** Begin COLLECTED DATA **

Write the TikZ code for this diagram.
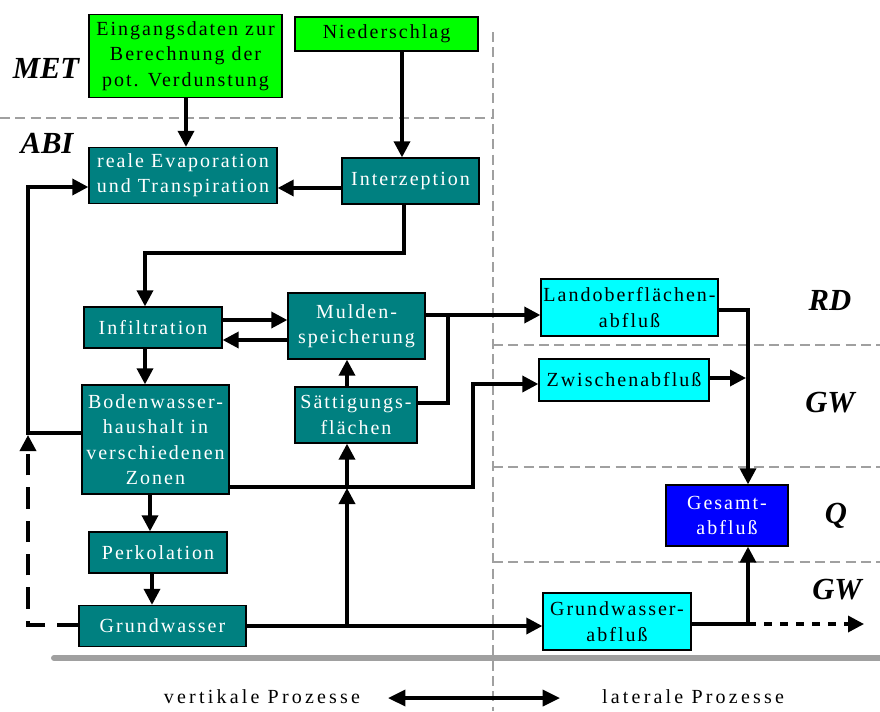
\documentclass[tikz,border=0pt]{standalone}
\usepackage{fontspec}
\setmainfont{Liberation Serif}
\newfontfamily\bxfam[LetterSpace=10]{Liberation Serif}
\newfontfamily\btfam[LetterSpace=16]{Liberation Serif}
\usetikzlibrary{arrows.meta,calc}
\definecolor{gr}{HTML}{00FF00}
\definecolor{tl}{HTML}{008080}
\definecolor{cy}{HTML}{00FFFF}
\definecolor{bl}{HTML}{0000FF}
\definecolor{gy}{HTML}{A0A0A0}
\begin{document}
\begin{tikzpicture}[x=0.75pt,y=-0.75pt,
  sz/.style 2 args={minimum width=#1*0.75pt, minimum height=#2*0.75pt},
  bx/.style={draw=black, line width=1pt, inner sep=0pt, align=center,
    font=\bxfam\fontsize{15}{19}\selectfont},
  greenbox/.style={bx, fill=gr, text=black},
  tealbox/.style={bx, fill=tl, text=white},
  cyanbox/.style={bx, fill=cy, text=black},
  bluebox/.style={bx, fill=bl, text=white},
  lbl/.style={font=\fontsize{23}{23}\selectfont\bfseries\itshape},
  bottxt/.style={font=\btfam\fontsize{15}{18}\selectfont},
  ln/.style={line width=2.6pt},
  tip/.style={-{Triangle[length=12pt,width=12pt]}},
  arr/.style={ln, tip},
  sep/.style={draw=gy, line width=1.2pt, dash pattern=on 7.5pt off 4pt},
]
\useasboundingbox (0,0) rectangle (880,711);

% separators
\draw[sep] (0,118) -- (493,118);
\draw[sep] (493,32) -- (493,711);
\draw[sep] (493,345) -- (880,345);
\draw[sep] (493,467) -- (880,467);
\draw[sep] (493,562) -- (880,562);
\draw[draw=gy, line width=4.5pt, line cap=round] (54,658) -- (880,658);

% labels
\node[lbl] (met) at (46,68) {MET};
\node[lbl] (abi) at (47,143) {ABI};
\node[lbl] (rd) at (830,300) {RD};
\node[lbl] (gw1) at (830,403) {GW};
\node[lbl] (q) at (836,516) {Q};
\node[lbl] (gw2) at (837,590) {GW};

% boxes
\node[greenbox, sz={193}{83}] (ein) at (185.5,56) {Eingangsdaten zur\\Berechnung der\\pot. Verdunstung};
\node[greenbox, sz={183}{34}] (nied) at (386.5,34) {Niederschlag};
\node[tealbox, sz={188}{56}] (evap) at (183,175.5) {reale Evaporation\\und Transpiration};
\node[tealbox, sz={137}{46}] (inter) at (410.5,181) {Interzeption};
\node[tealbox, sz={138}{41}] (infil) at (153,327.5) {Infiltration};
\node[tealbox, sz={137}{66}] (mulden) at (356.5,326) {Mulden-\\speicherung};
\node[tealbox, sz={147}{109}] (boden) at (155.5,439.5) {Bodenwasser-\\haushalt in\\verschiedenen\\Zonen};
\node[tealbox, sz={122}{56}] (saett) at (356,415) {Sättigungs-\\flächen};
\node[tealbox, sz={138}{41}] (perk) at (158,552.5) {Perkolation};
\node[tealbox, sz={167}{41}] (grund) at (162.5,626) {Grundwasser};
\node[cyanbox, sz={177}{57}] (land) at (629.5,307.5) {Landoberflächen-\\abfluß};
\node[cyanbox, sz={170}{42}] (zw) at (624,380) {Zwischenabfluß};
\node[bluebox, sz={122}{61}] (ges) at (727,515.5) {Gesamt-\\abfluß};
\node[cyanbox, sz={148}{57}] (gwa) at (617,621.5) {Grundwasser-\\abfluß};

% bottom
\node[bottxt] (vt) at (262,697) {vertikale Prozesse};
\node[bottxt] (lt) at (693,697) {laterale Prozesse};
\coordinate (dl) at (388,698);
\coordinate (dr) at (560,698);
\draw[ln, {Triangle[length=13pt,width=12pt]}-{Triangle[length=13pt,width=12pt]}] (dl) -- (dr);

% helper coordinates
\coordinate (xA) at (186,0);
\coordinate (xB) at (402,0);
\coordinate (yA) at (0,188);
\coordinate (b1) at (404,253);
\coordinate (b2) at (145,253);
\coordinate (y320) at (0,320);
\coordinate (y340) at (0,340);
\coordinate (x347) at (347,0);
\coordinate (x150) at (150,0);
\coordinate (x152) at (152,0);
\coordinate (y315) at (0,315);
\coordinate (j1) at (448,403);
\coordinate (j2) at (448,315);
\coordinate (y487) at (0,487);
\coordinate (k1) at (473,487);
\coordinate (k2) at (473,384);
\coordinate (y378) at (0,378);
\coordinate (m1) at (746,378);
\coordinate (y310) at (0,310);
\coordinate (n1) at (748,310);
\coordinate (n0) at (748,0);
\coordinate (y624) at (0,624);
\coordinate (n2) at (748,624);
\coordinate (n3) at (864,624);
\coordinate (y626) at (0,626);
\coordinate (p1) at (347,626);
\coordinate (p2) at (347,488);
\coordinate (y433) at (0,433);
\coordinate (l1) at (28,433);
\coordinate (l2) at (28,187);
\coordinate (y187) at (0,187);
\coordinate (l3) at (28,625);
\coordinate (l4) at (28,435);
\coordinate (y625) at (0,625);

% connectors
\draw[arr] (xA |- ein.south) -- (xA |- evap.north);
\draw[arr] (xB |- nied.south) -- (xB |- inter.north);
\draw[arr] (inter.west |- yA) -- (evap.east |- yA);
\draw[arr] (b1 |- inter.south) -- (b1) -- (b2) -- (b2 |- infil.north);
\draw[arr] (infil.east |- y320) -- (mulden.west |- y320);
\draw[arr] (mulden.west |- y340) -- (infil.east |- y340);
\draw[arr] (b2 |- infil.south) -- (b2 |- boden.north);
\draw[arr] (x150 |- boden.south) -- (x150 |- perk.north);
\draw[arr] (x152 |- perk.south) -- (x152 |- grund.north);
\draw[arr] (x347 |- saett.north) -- (x347 |- mulden.south);
\draw[arr] (mulden.east |- y315) -- (land.west |- y315);
\draw[ln] (saett.east |- j1) -- (j1) -- (j2);
\draw[arr] (boden.east |- y487) -- (k1) -- (k2) -- (zw.west |- k2);
\draw[arr] (zw.east |- y378) -- (m1);
\draw[arr] (land.east |- y310) -- (n1) -- (n0 |- ges.north);
\draw[arr] (gwa.east |- y624) -- (n2) -- (n0 |- ges.south);
\draw[ln, tip, dash pattern=on 6pt off 6pt] (n2) -- (n3);
\draw[arr] (grund.east |- y626) -- (gwa.west |- y626);
\draw[arr] (p1) -- (p2);
\draw[arr] (p2) -- (x347 |- saett.south);
\draw[arr] (boden.west |- y433) -- (l1) -- (l2) -- (evap.west |- y187);
\draw[ln, tip, dash pattern=on 16pt off 9pt] (grund.west |- y625) -- (l3) -- (l4);
\end{tikzpicture}
\end{document}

** End COLLECTED DATA **

**THE REQUEST**
Every line is to be duplicated exactly, though pictures stay out.

**FINISHED TASK**
Write the TikZ code for this diagram.
\documentclass[tikz,border=0pt]{standalone}
\usepackage{fontspec}
\setmainfont{Liberation Serif}
\newfontfamily\bxfam[LetterSpace=10]{Liberation Serif}
\newfontfamily\btfam[LetterSpace=16]{Liberation Serif}
\usetikzlibrary{arrows.meta,calc}
\definecolor{gr}{HTML}{00FF00}
\definecolor{tl}{HTML}{008080}
\definecolor{cy}{HTML}{00FFFF}
\definecolor{bl}{HTML}{0000FF}
\definecolor{gy}{HTML}{A0A0A0}
\begin{document}
\begin{tikzpicture}[x=0.75pt,y=-0.75pt,
  sz/.style 2 args={minimum width=#1*0.75pt, minimum height=#2*0.75pt},
  bx/.style={draw=black, line width=1pt, inner sep=0pt, align=center,
    font=\bxfam\fontsize{15}{19}\selectfont},
  greenbox/.style={bx, fill=gr, text=black},
  tealbox/.style={bx, fill=tl, text=white},
  cyanbox/.style={bx, fill=cy, text=black},
  bluebox/.style={bx, fill=bl, text=white},
  lbl/.style={font=\fontsize{23}{23}\selectfont\bfseries\itshape},
  bottxt/.style={font=\btfam\fontsize{15}{18}\selectfont},
  ln/.style={line width=2.6pt},
  tip/.style={-{Triangle[length=12pt,width=12pt]}},
  arr/.style={ln, tip},
  sep/.style={draw=gy, line width=1.2pt, dash pattern=on 7.5pt off 4pt},
]
\useasboundingbox (0,0) rectangle (880,711);

% separators
\draw[sep] (0,118) -- (493,118);
\draw[sep] (493,32) -- (493,711);
\draw[sep] (493,345) -- (880,345);
\draw[sep] (493,467) -- (880,467);
\draw[sep] (493,562) -- (880,562);
\draw[draw=gy, line width=4.5pt, line cap=round] (54,658) -- (880,658);

% labels
\node[lbl] (met) at (46,68) {MET};
\node[lbl] (abi) at (47,143) {ABI};
\node[lbl] (rd) at (830,300) {RD};
\node[lbl] (gw1) at (830,403) {GW};
\node[lbl] (q) at (836,516) {Q};
\node[lbl] (gw2) at (837,590) {GW};

% boxes
\node[greenbox, sz={193}{83}] (ein) at (185.5,56) {Eingangsdaten zur\\Berechnung der\\pot. Verdunstung};
\node[greenbox, sz={183}{34}] (nied) at (386.5,34) {Niederschlag};
\node[tealbox, sz={188}{56}] (evap) at (183,175.5) {reale Evaporation\\und Transpiration};
\node[tealbox, sz={137}{46}] (inter) at (410.5,181) {Interzeption};
\node[tealbox, sz={138}{41}] (infil) at (153,327.5) {Infiltration};
\node[tealbox, sz={137}{66}] (mulden) at (356.5,326) {Mulden-\\speicherung};
\node[tealbox, sz={147}{109}] (boden) at (155.5,439.5) {Bodenwasser-\\haushalt in\\verschiedenen\\Zonen};
\node[tealbox, sz={122}{56}] (saett) at (356,415) {Sättigungs-\\flächen};
\node[tealbox, sz={138}{41}] (perk) at (158,552.5) {Perkolation};
\node[tealbox, sz={167}{41}] (grund) at (162.5,626) {Grundwasser};
\node[cyanbox, sz={177}{57}] (land) at (629.5,307.5) {Landoberflächen-\\abfluß};
\node[cyanbox, sz={170}{42}] (zw) at (624,380) {Zwischenabfluß};
\node[bluebox, sz={122}{61}] (ges) at (727,515.5) {Gesamt-\\abfluß};
\node[cyanbox, sz={148}{57}] (gwa) at (617,621.5) {Grundwasser-\\abfluß};

% bottom
\node[bottxt] (vt) at (262,697) {vertikale Prozesse};
\node[bottxt] (lt) at (693,697) {laterale Prozesse};
\coordinate (dl) at (388,698);
\coordinate (dr) at (560,698);
\draw[ln, {Triangle[length=13pt,width=12pt]}-{Triangle[length=13pt,width=12pt]}] (dl) -- (dr);

% helper coordinates
\coordinate (xA) at (186,0);
\coordinate (xB) at (402,0);
\coordinate (yA) at (0,188);
\coordinate (b1) at (404,253);
\coordinate (b2) at (145,253);
\coordinate (y320) at (0,320);
\coordinate (y340) at (0,340);
\coordinate (x347) at (347,0);
\coordinate (x150) at (150,0);
\coordinate (x152) at (152,0);
\coordinate (y315) at (0,315);
\coordinate (j1) at (448,403);
\coordinate (j2) at (448,315);
\coordinate (y487) at (0,487);
\coordinate (k1) at (473,487);
\coordinate (k2) at (473,384);
\coordinate (y378) at (0,378);
\coordinate (m1) at (746,378);
\coordinate (y310) at (0,310);
\coordinate (n1) at (748,310);
\coordinate (n0) at (748,0);
\coordinate (y624) at (0,624);
\coordinate (n2) at (748,624);
\coordinate (n3) at (864,624);
\coordinate (y626) at (0,626);
\coordinate (p1) at (347,626);
\coordinate (p2) at (347,488);
\coordinate (y433) at (0,433);
\coordinate (l1) at (28,433);
\coordinate (l2) at (28,187);
\coordinate (y187) at (0,187);
\coordinate (l3) at (28,625);
\coordinate (l4) at (28,435);
\coordinate (y625) at (0,625);

% connectors
\draw[arr] (xA |- ein.south) -- (xA |- evap.north);
\draw[arr] (xB |- nied.south) -- (xB |- inter.north);
\draw[arr] (inter.west |- yA) -- (evap.east |- yA);
\draw[arr] (b1 |- inter.south) -- (b1) -- (b2) -- (b2 |- infil.north);
\draw[arr] (infil.east |- y320) -- (mulden.west |- y320);
\draw[arr] (mulden.west |- y340) -- (infil.east |- y340);
\draw[arr] (b2 |- infil.south) -- (b2 |- boden.north);
\draw[arr] (x150 |- boden.south) -- (x150 |- perk.north);
\draw[arr] (x152 |- perk.south) -- (x152 |- grund.north);
\draw[arr] (x347 |- saett.north) -- (x347 |- mulden.south);
\draw[arr] (mulden.east |- y315) -- (land.west |- y315);
\draw[ln] (saett.east |- j1) -- (j1) -- (j2);
\draw[arr] (boden.east |- y487) -- (k1) -- (k2) -- (zw.west |- k2);
\draw[arr] (zw.east |- y378) -- (m1);
\draw[arr] (land.east |- y310) -- (n1) -- (n0 |- ges.north);
\draw[arr] (gwa.east |- y624) -- (n2) -- (n0 |- ges.south);
\draw[ln, tip, dash pattern=on 6pt off 6pt] (n2) -- (n3);
\draw[arr] (grund.east |- y626) -- (gwa.west |- y626);
\draw[arr] (p1) -- (p2);
\draw[arr] (p2) -- (x347 |- saett.south);
\draw[arr] (boden.west |- y433) -- (l1) -- (l2) -- (evap.west |- y187);
\draw[ln, tip, dash pattern=on 16pt off 9pt] (grund.west |- y625) -- (l3) -- (l4);
\end{tikzpicture}
\end{document}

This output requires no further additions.